Since then, our local bull has been caught in the crossfire of public sentiment. On several occasions it has been painted over with the Catalan flag, hung with anti-taurine banners, and torn down in protest of its presence on the landscape. Each time this happens, the locals put the bull back up again. And once they do, it’s only a few months before the bull is once again a victim of its circumstances.
Having seen a fair number of these bulls in my day, I have to say that the one in Catalunya is sort of bewildering. A giant bull hovering over the interstate seems to make sense when driving through la Mancha or Sevilla. But there is about as much bull culture in Catalunya as in upstate New York. Still, while I applaud the creative ways in which the bull is used in protest, I have to scratch my head and wonder, wouldn’t it be more effective to boycott Osborne sherry than to knock down this stupid bull?

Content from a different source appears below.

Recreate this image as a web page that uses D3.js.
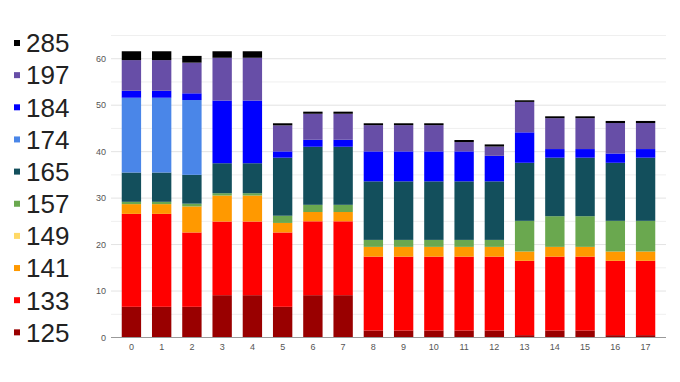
<!DOCTYPE html>
<html>
<head>
<meta charset="utf-8">
<script src="https://cdn.jsdelivr.net/npm/d3@7"></script>
<style>
  html, body { margin: 0; padding: 0; background: #fff; }
  svg { display: block; font-family: "Liberation Sans", Arial, sans-serif; }
</style>
</head>
<body>
<svg id="chart" width="680" height="382"></svg>
<script>
// Categories (x axis)
const categories = ["0","1","2","3","4","5","6","7","8","9","10","11","12","13","14","15","16","17"];
// Series keys, bottom to top of stack
const seriesKeys = ["125","133","141","149","157","165","174","184","197","285"];
const seriesColors = ["#990000","#ff0000","#ff9900","#ffd966","#6aa84f","#134f5c","#4a86e8","#0000ff","#674ea7","#000000"];
// Series values (one per category)
const s125 = [6.5, 6.5, 6.5, 9.0, 9.0, 6.5, 9.0, 9.0, 1.4, 1.4, 1.4, 1.4, 1.4, 0.4, 1.4, 1.4, 0.4, 0.4];
const s133 = [20.0, 20.0, 16.0, 15.85, 15.85, 16.0, 15.9, 15.9, 15.9, 15.9, 15.9, 15.9, 15.9, 16.0, 15.9, 15.9, 16.0, 16.0];
const s141 = [2.1, 2.1, 5.6, 5.6, 5.6, 2.05, 2.0, 2.0, 2.1, 2.1, 2.1, 2.1, 2.1, 2.0, 2.1, 2.1, 2.0, 2.0];
const s149 = [0, 0, 0, 0, 0, 0, 0, 0, 0, 0, 0, 0, 0, 0, 0, 0, 0, 0];
const s157 = [0.5, 0.5, 0.6, 0.5, 0.5, 1.55, 1.55, 1.55, 1.5, 1.5, 1.5, 1.5, 1.5, 6.6, 6.6, 6.6, 6.6, 6.6];
const s165 = [6.3, 6.3, 6.2, 6.45, 6.45, 12.5, 12.5, 12.5, 12.6, 12.6, 12.6, 12.6, 12.6, 12.5, 12.6, 12.6, 12.5, 13.6];
const s174 = [16.1, 16.1, 16.1, 0, 0, 0, 0, 0, 0, 0, 0, 0, 0, 0, 0, 0, 0, 0];
const s184 = [1.5, 1.5, 1.45, 13.5, 13.5, 1.35, 1.5, 1.5, 6.45, 6.45, 6.45, 6.45, 5.5, 6.55, 1.85, 1.85, 2.0, 1.85];
const s197 = [6.6, 6.6, 6.6, 9.2, 9.2, 5.6, 5.6, 5.6, 5.65, 5.65, 5.65, 2.0, 2.0, 6.55, 6.65, 6.65, 6.55, 5.6];
const s285 = [1.9, 1.9, 1.45, 1.4, 1.4, 0.45, 0.45, 0.45, 0.4, 0.4, 0.4, 0.45, 0.45, 0.35, 0.4, 0.4, 0.45, 0.45];
// Tick labels
const yTicks = [0, 10, 20, 30, 40, 50, 60];
const yGrid = [0, 5, 10, 15, 20, 25, 30, 35, 40, 45, 50, 55, 60, 65];
// Legend order (top to bottom)
const legendKeys = ["285","197","184","174","165","157","149","141","133","125"];

const seriesArrays = [s125, s133, s141, s149, s157, s165, s174, s184, s197, s285];
const table = categories.map((c, i) => {
  const row = { cat: c };
  seriesKeys.forEach((k, j) => { row[k] = seriesArrays[j][i]; });
  return row;
});
const colorOf = d3.scaleOrdinal().domain(seriesKeys).range(seriesColors);

const svg = d3.select("#chart");
const plotLeft = 111, plotRight = 666, plotTop = 35, plotBottom = 337;

const x = d3.scaleBand().domain(categories).range([plotLeft, plotRight]).paddingInner(0.36).paddingOuter(0.355);
const y = d3.scaleLinear().domain([0, 65]).range([plotBottom, plotTop]);

// gridlines
svg.append("g").selectAll("line").data(yGrid.filter(v => v > 0)).join("line")
  .attr("x1", plotLeft).attr("x2", plotRight)
  .attr("y1", d => y(d) + 0.5).attr("y2", d => y(d) + 0.5)
  .attr("stroke", d => d % 10 === 0 ? "#e3e3e3" : "#efefef")
  .attr("stroke-width", 1);

// y tick labels
svg.append("g").selectAll("text").data(yTicks).join("text")
  .attr("x", 106).attr("y", d => y(d) + 3.5)
  .attr("text-anchor", "end")
  .attr("font-size", 9).attr("fill", "#555")
  .text(d => d);

// stacked bars
const stacked = d3.stack().keys(seriesKeys)(table);
svg.append("g").selectAll("g").data(stacked).join("g")
  .attr("fill", d => colorOf(d.key))
  .selectAll("rect").data(d => d).join("rect")
  .attr("x", d => x(d.data.cat))
  .attr("width", x.bandwidth())
  .attr("y", d => y(d[1]))
  .attr("height", d => Math.max(0, y(d[0]) - y(d[1])));

// baseline
svg.append("line").attr("x1", plotLeft).attr("x2", plotRight)
  .attr("y1", plotBottom + 0.5).attr("y2", plotBottom + 0.5)
  .attr("stroke", "#999").attr("stroke-width", 1);

// x labels
svg.append("g").selectAll("text").data(categories).join("text")
  .attr("x", d => x(d) + x.bandwidth() / 2).attr("y", 350)
  .attr("text-anchor", "middle")
  .attr("font-size", 9).attr("fill", "#555")
  .text(d => d);

// legend
const leg = svg.append("g").selectAll("g").data(legendKeys).join("g")
  .attr("transform", (d, i) => `translate(0, ${43 + i * 32.15})`);
leg.append("rect").attr("x", 14).attr("y", -3).attr("width", 6).attr("height", 6)
  .attr("fill", d => colorOf(d));
leg.append("text").attr("x", 26).attr("y", 9.3)
  .attr("font-size", 26).attr("fill", "#222")
  .text(d => d);
</script>
</body>
</html>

Catalans and animal rights activists can take solace in the knowledge that they are not the only ones battling against unwanted oversized animal statues. What if the Osborne bull were replaced by this 9,000 pound fiberglass, electric-eyed, bright blue mustang horse statue that now greets visitors at the Denver International Airport?
Scary.
The Osborne bull will probably go up again. And it will probably get torn down again. In a way, it is a barometer of the cultural tensions between Spaniards and Catalans. It symbolizes a relationship of passive-aggressive, stubborn antagonism that would be better served by cooperation and dialogue. You don’t have to know the detailed history of wars, political marriages, betrayals, dictatorships, and power brokering to understand the complexity of Spanish-Catalan relations. Just take a drive past the Bruc and experience it for yourself. And that’s no bull. (Sorry, couldn’t help myself.)
One reply on “Bull Billboard Brouhaha”
Good post!
I love having your eyes over us: not always we get someone so close and still having the ability to look at us from a distance.
Down with the bull, I say. Not for Osborne, but for what it means to us and to them, the ones that got here 300 ago and are ment to leave someday. Lets remember them, then!